Triple-Barrier Labeling (AFML §3)

Standard fixed-horizon returns create noisy labels because they ignore the path taken by prices. The triple-barrier method assigns labels based on which of three barriers is touched first:

                  ┌─── Upper barrier (profit-take): entry × (1 + pt × σ)
                  │
    Price ───────►├─── Vertical barrier (time expiry): t₀ + Δt
                  │
                  └─── Lower barrier (stop-loss):  entry × (1 - sl × σ)

• Upper hit first → +1 (long): price moved up enough to take profit.
• Lower hit first → -1 (short): price moved down past the stop.
• Vertical hit → 0 (no trade): price didn't move enough.

Volatility scaling (§3.1)

Barriers are scaled by local volatility σ computed as the exponentially weighted standard deviation of log returns:

σ_t = EWM_std(ln(p_t / p_{t-1}), span=S)

This makes labels adaptive: the same event in a calm vs. volatile market gets differently-sized barriers.

Meta-labeling (§3.6)

A secondary model predicts whether the primary model's direction was correct (binary: 0 or 1), rather than predicting direction itself. This separates the "when to trade" question from "which direction", and allows the meta-model to focus on sizing and filtering.

Sample Weights (AFML §4)

Labels with overlapping time windows share information. If label A spans bars 10–20 and label B spans bars 15–25, training on both gives redundant signal. The sample weighting scheme:

1. Concurrency (§4.2): Count how many label windows overlap each bar.
2. Uniqueness: Each event's weight is inversely proportional to the average concurrency over its window.
3. Return-weighted (§4.4): Scale by absolute return over the window — large moves are more informative.
4. Time decay (§4.10): Optionally down-weight older samples.

Purged K-Fold Cross-Validation (AFML §7.4)

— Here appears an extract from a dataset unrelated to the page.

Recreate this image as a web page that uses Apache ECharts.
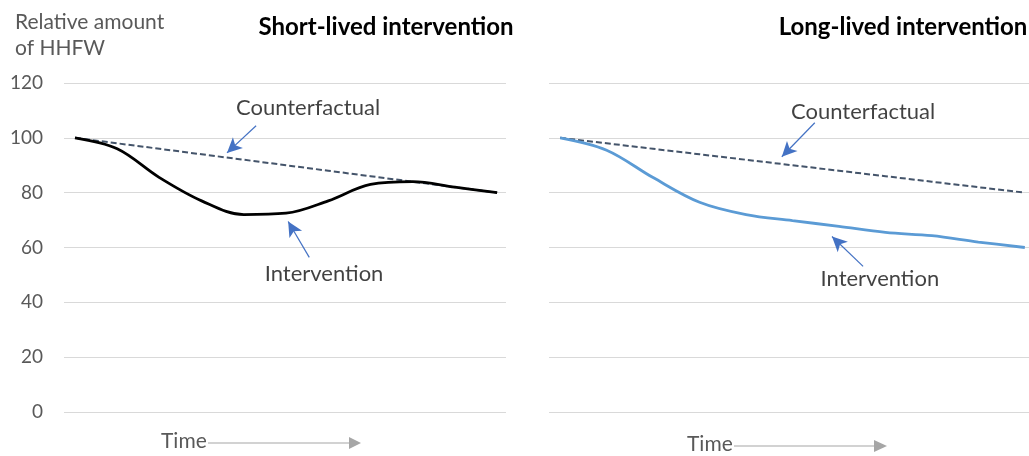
<!DOCTYPE html>
<html>
<head>
<meta charset="utf-8">
<script src="https://cdn.jsdelivr.net/npm/echarts@6/dist/echarts.min.js"></script>
<style>
  html, body { margin: 0; padding: 0; background: #fff; }
  #main { width: 1029px; height: 456px; }
</style>
</head>
<body>
<div id="main"></div>
<script>
// time steps shared by both panels
var timeSteps = [0, 1, 2, 3, 4, 5, 6, 7, 8, 9, 10];
var counterfactual = [100, 98, 96, 94, 92, 90, 88, 86, 84, 82, 80];
var shortIntervention = [100, 96, 85.5, 77, 72, 72.5, 77, 83, 84, 82, 80];
var longIntervention = [100, 95.5, 85.5, 76.5, 72, 69.8, 67.7, 65.5, 64.3, 62, 60];
var yTicks = [0, 20, 40, 60, 80, 100, 120];

// annotation text [x, y, text] and arrows [[x1, y1], [x2, y2]] in data units
var shortLabels = [[5.52, 110.9, 'Counterfactual'], [5.9, 50.2, 'Intervention']];
var shortArrows = [[[4.29, 104.4], [3.6, 94.5]], [[5.55, 56.4], [5.05, 69.5]]];
var longLabels = [[6.52, 109.5, 'Counterfactual'], [6.88, 48.4, 'Intervention']];
var longArrows = [[[5.48, 105.5], [4.77, 93.1]], [[6.52, 53.1], [5.85, 64]]];

var font = 'Lato, "Open Sans", sans-serif';
var arrowBlue = '#4472c4';

function pairs(ys) {
  return timeSteps.map(function (t, i) { return [t, ys[i]]; });
}

function annotationSeries(idx, labels, arrows) {
  return {
    type: 'scatter',
    xAxisIndex: idx,
    yAxisIndex: idx,
    symbolSize: 0,
    silent: true,
    z: 5,
    data: labels.map(function (l) { return { value: [l[0], l[1]], name: l[2] }; }),
    label: {
      show: true,
      position: 'inside',
      formatter: '{b}',
      color: '#111',
      fontSize: 22,
      fontFamily: font
    },
    markLine: {
      silent: true,
      symbol: ['none', 'arrow'],
      symbolSize: [11, 15],
      label: { show: false },
      lineStyle: { color: arrowBlue, width: 1.2, type: 'solid' },
      data: arrows.map(function (a) {
        return [{ coord: a[0] }, { coord: a[1] }];
      })
    }
  };
}

var myChart = echarts.init(document.getElementById('main'));

var option = {
  backgroundColor: '#fff',
  animation: false,
  textStyle: { fontFamily: font },
  title: [
    { text: 'Short-lived intervention', left: 381, top: 10, textAlign: 'center',
      textStyle: { fontSize: 24, fontWeight: 'bold', color: '#000', fontFamily: font } },
    { text: 'Long-lived intervention', left: 898, top: 10, textAlign: 'center',
      textStyle: { fontSize: 24, fontWeight: 'bold', color: '#000', fontFamily: font } },
    { text: 'Relative amount\nof HHFW', left: 10, top: 4,
      textStyle: { fontSize: 21, fontWeight: 'normal', color: '#595959', lineHeight: 26, fontFamily: font } }
  ],
  grid: [
    { left: 64, top: 83, width: 442, bottom: 44 },
    { left: 549, top: 83, right: 0, bottom: 44 }
  ],
  xAxis: [
    { type: 'value', gridIndex: 0, min: -0.26, max: 10.21, show: false },
    { type: 'value', gridIndex: 1, min: -0.24, max: 10.09, show: false }
  ],
  yAxis: [
    { type: 'value', gridIndex: 0, min: yTicks[0], max: yTicks[yTicks.length - 1], interval: 20,
      axisLine: { show: false }, axisTick: { show: false },
      axisLabel: { color: '#595959', fontSize: 19, margin: 21, fontFamily: font },
      splitLine: { lineStyle: { color: '#d9d9d9', width: 1.2 } } },
    { type: 'value', gridIndex: 1, min: yTicks[0], max: yTicks[yTicks.length - 1], interval: 20,
      axisLine: { show: false }, axisTick: { show: false }, axisLabel: { show: false },
      splitLine: { lineStyle: { color: '#d9d9d9', width: 1.2 } } }
  ],
  series: [
    { name: 'Counterfactual', type: 'line', xAxisIndex: 0, yAxisIndex: 0,
      data: pairs(counterfactual), showSymbol: false, silent: true,
      lineStyle: { color: '#44546a', width: 2, type: [6, 3] } },
    { name: 'Intervention', type: 'line', xAxisIndex: 0, yAxisIndex: 0,
      data: pairs(shortIntervention), showSymbol: false, silent: true, smooth: 0.35, z: 3,
      lineStyle: { color: '#000', width: 2.8 } },
    { name: 'Counterfactual', type: 'line', xAxisIndex: 1, yAxisIndex: 1,
      data: pairs(counterfactual), showSymbol: false, silent: true,
      lineStyle: { color: '#44546a', width: 2, type: [6, 3] } },
    { name: 'Intervention', type: 'line', xAxisIndex: 1, yAxisIndex: 1,
      data: pairs(longIntervention), showSymbol: false, silent: true, smooth: 0.35, z: 3,
      lineStyle: { color: '#5b9bd5', width: 2.8 } },
    annotationSeries(0, shortLabels, shortArrows),
    annotationSeries(1, longLabels, longArrows)
  ],
  graphic: [
    { type: 'text', left: 161, top: 431,
      style: { text: 'Time', fill: '#595959', fontSize: 21, fontFamily: font } },
    { type: 'line', shape: { x1: 208, y1: 443, x2: 350, y2: 443 },
      style: { stroke: '#a6a6a6', lineWidth: 1.2 } },
    { type: 'polygon', shape: { points: [[349, 437], [361, 443], [349, 449]] },
      style: { fill: '#a6a6a6' } },
    { type: 'text', left: 687, top: 434,
      style: { text: 'Time', fill: '#595959', fontSize: 21, fontFamily: font } },
    { type: 'line', shape: { x1: 734, y1: 446, x2: 875, y2: 446 },
      style: { stroke: '#a6a6a6', lineWidth: 1.2 } },
    { type: 'polygon', shape: { points: [[874, 440], [887, 446], [874, 452]] },
      style: { fill: '#a6a6a6' } }
  ]
};

myChart.setOption(option);
</script>
</body>
</html>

Standard k-fold CV leaks information in financial data because labels have overlapping time windows that span across folds:

  Fold 1 (train)    │ Fold 2 (test)     │ Fold 3 (train)
  ─────────────────►│──────────────────►│────────────────►
       ┌──── Label A ────┐                      Time →
             Window spans into test fold!

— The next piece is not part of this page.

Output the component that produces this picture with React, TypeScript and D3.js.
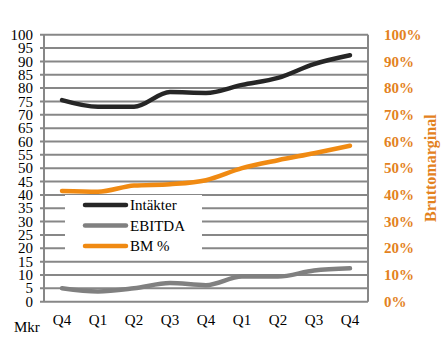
import React from "react";
import * as d3 from "d3";

const categories = ["Q4", "Q1", "Q2", "Q3", "Q4", "Q1", "Q2", "Q3", "Q4"];
const intakter = [75.5, 73, 73, 78.5, 78.2, 81.2, 83.8, 89, 92.3];
const ebitda = [5, 3.8, 5, 7, 6.2, 9.4, 9.4, 11.7, 12.5];
const bm = [41.5, 41.2, 43.5, 44, 45.5, 50, 53, 55.6, 58.4];
const leftTicks = d3.range(0, 101, 5);
const rightTicks = d3.range(0, 101, 10);

const W = 444, H = 355;
const left = 44, right = 368, top = 34.7, bottom = 301.7;
const FONT = '"Liberation Serif"';
const BLACK = "#262626", GREY = "#808080", ORANGE = "#F08A12", LABEL_OR = "#E3821E", GRID = "#878787";
const txt = { fontFamily: FONT };

export default function App() {
  const x = d3.scaleBand<number>().domain(categories.map((_, i) => i)).range([left, right]);
  const yL = d3.scaleLinear().domain([0, 100]).range([bottom, top]);
  const yR = d3.scaleLinear().domain([0, 100]).range([bottom, top]);
  const cx = (i: number) => (x(i) as number) + x.bandwidth() / 2;
  const lineL = d3.line<number>().x((_, i) => cx(i)).y(d => yL(d)).curve(d3.curveMonotoneX);
  const lineR = d3.line<number>().x((_, i) => cx(i)).y(d => yR(d)).curve(d3.curveMonotoneX);
  const legend = [
    { label: "Intäkter", color: BLACK },
    { label: "EBITDA", color: GREY },
    { label: "BM %", color: ORANGE },
  ];
  return (
    <svg width={W} height={H} style={{ position: "absolute", left: 0, top: 0 }}>
      <rect width={W} height={H} fill="#fff" />
      {leftTicks.map(t => (
        <line key={t} x1={left - 4} x2={right} y1={yL(t)} y2={yL(t)} stroke={GRID} strokeWidth={2} />
      ))}
      <line x1={left} x2={left} y1={top} y2={bottom} stroke={GRID} strokeWidth={2} />
      <line x1={right} x2={right} y1={top} y2={bottom} stroke={GRID} strokeWidth={2} />
      {leftTicks.map(t => (
        <text key={t} style={txt} x={33} y={yL(t)} dy="0.34em" textAnchor="end" fontSize={15} fill="#000">{t}</text>
      ))}
      {rightTicks.map(t => (
        <text key={t} style={txt} x={384} y={yR(t)} dy="0.34em" textAnchor="start" fontSize={15} fontWeight="bold" fill={LABEL_OR}>{t}%</text>
      ))}
      <text style={txt} transform={`translate(436,${(top + bottom) / 2}) rotate(-90)`} textAnchor="middle" fontSize={16} fontWeight="bold" fill={LABEL_OR}>Bruttomarginal</text>
      {categories.map((c, i) => (
        <text key={i} style={txt} x={cx(i)} y={320} dy="0.34em" textAnchor="middle" fontSize={15} fill="#000">{c}</text>
      ))}
      <text style={txt} x={14} y={332} fontSize={15} fill="#000">Mkr</text>
      <path d={lineL(intakter) || ""} fill="none" stroke={BLACK} strokeWidth={4.5} strokeLinecap="round" strokeLinejoin="round" />
      <path d={lineL(ebitda) || ""} fill="none" stroke={GREY} strokeWidth={4.5} strokeLinecap="round" strokeLinejoin="round" />
      <path d={lineR(bm) || ""} fill="none" stroke={ORANGE} strokeWidth={4.5} strokeLinecap="round" strokeLinejoin="round" />
      <rect x={65} y={195} width={137} height={62} fill="#fff" />
      {legend.map((l, i) => (
        <g key={l.label} transform={`translate(0,${205 + i * 20.5})`}>
          <line x1={85} x2={126} y1={0} y2={0} stroke={l.color} strokeWidth={4.5} strokeLinecap="round" />
          <text style={txt} x={130} y={0} dy="0.34em" fontSize={15} fill="#000">{l.label}</text>
        </g>
      ))}
    </svg>
  );
}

PurgedKFold fixes this by:

1. Purging: Any training sample whose label window [t₀, t₁] overlaps the test fold's time range is removed from training.
2. Embargo: An additional buffer of pct_embargo × N samples after each test fold is also excluded, guarding against serial correlation in residuals.

sklearn CV traps this code avoids

Trap	Standard KFold	PurgedKFold
Label leakage via overlapping windows	Yes — labels spanning fold boundaries leak test info	Purged — overlapping samples removed
Serial correlation after test fold	Yes — adjacent bars are correlated	Embargo period excludes post-test samples
Non-IID assumption	Assumes IID samples	Accounts for temporal dependence
Survivorship bias in time series	Shuffles time order	Preserves chronological order
Redundant samples dominating	Equal weight	Pairs with concurrency-based weighting

Combinatorial Purged K-Fold (AFML §12)

Standard purged k-fold produces N backtest paths (one per fold). CPCV generates C(N, k) splits by designating k out of N folds as test in each combination, producing C(N−1, k−1) independent backtest paths.

For the default (N=6, k=2): - 15 splits = C(6, 2) - 5 backtest paths = C(5, 1)

Each path is a complete walk through the data using only out-of-sample predictions. The distribution of path-level Sharpe ratios feeds into the deflated Sharpe ratio test (Bailey & Lopez de Prado, 2014), which adjusts for multiple testing.

Walk-Forward Validation

For non-overlapping features or as a simpler baseline:

• Expanding window: Train on [0, t), test on [t, t+Δ), advance by step. Training set grows over time.
• Rolling window: Train on [t-W, t), test on [t, t+Δ). Fixed-size training window slides forward.

References

• Lopez de Prado, M. (2018). Advances in Financial Machine Learning (AFML)
  • §3: Triple-barrier labeling and meta-labeling
  • §4: Sample weights and concurrency
  • §7.4: Purged k-fold cross-validation
  • §12: Combinatorial purged cross-validation
• Bailey, D. & Lopez de Prado, M. (2014). The Deflated Sharpe Ratio
• Chan, E. (2013). Algorithmic Trading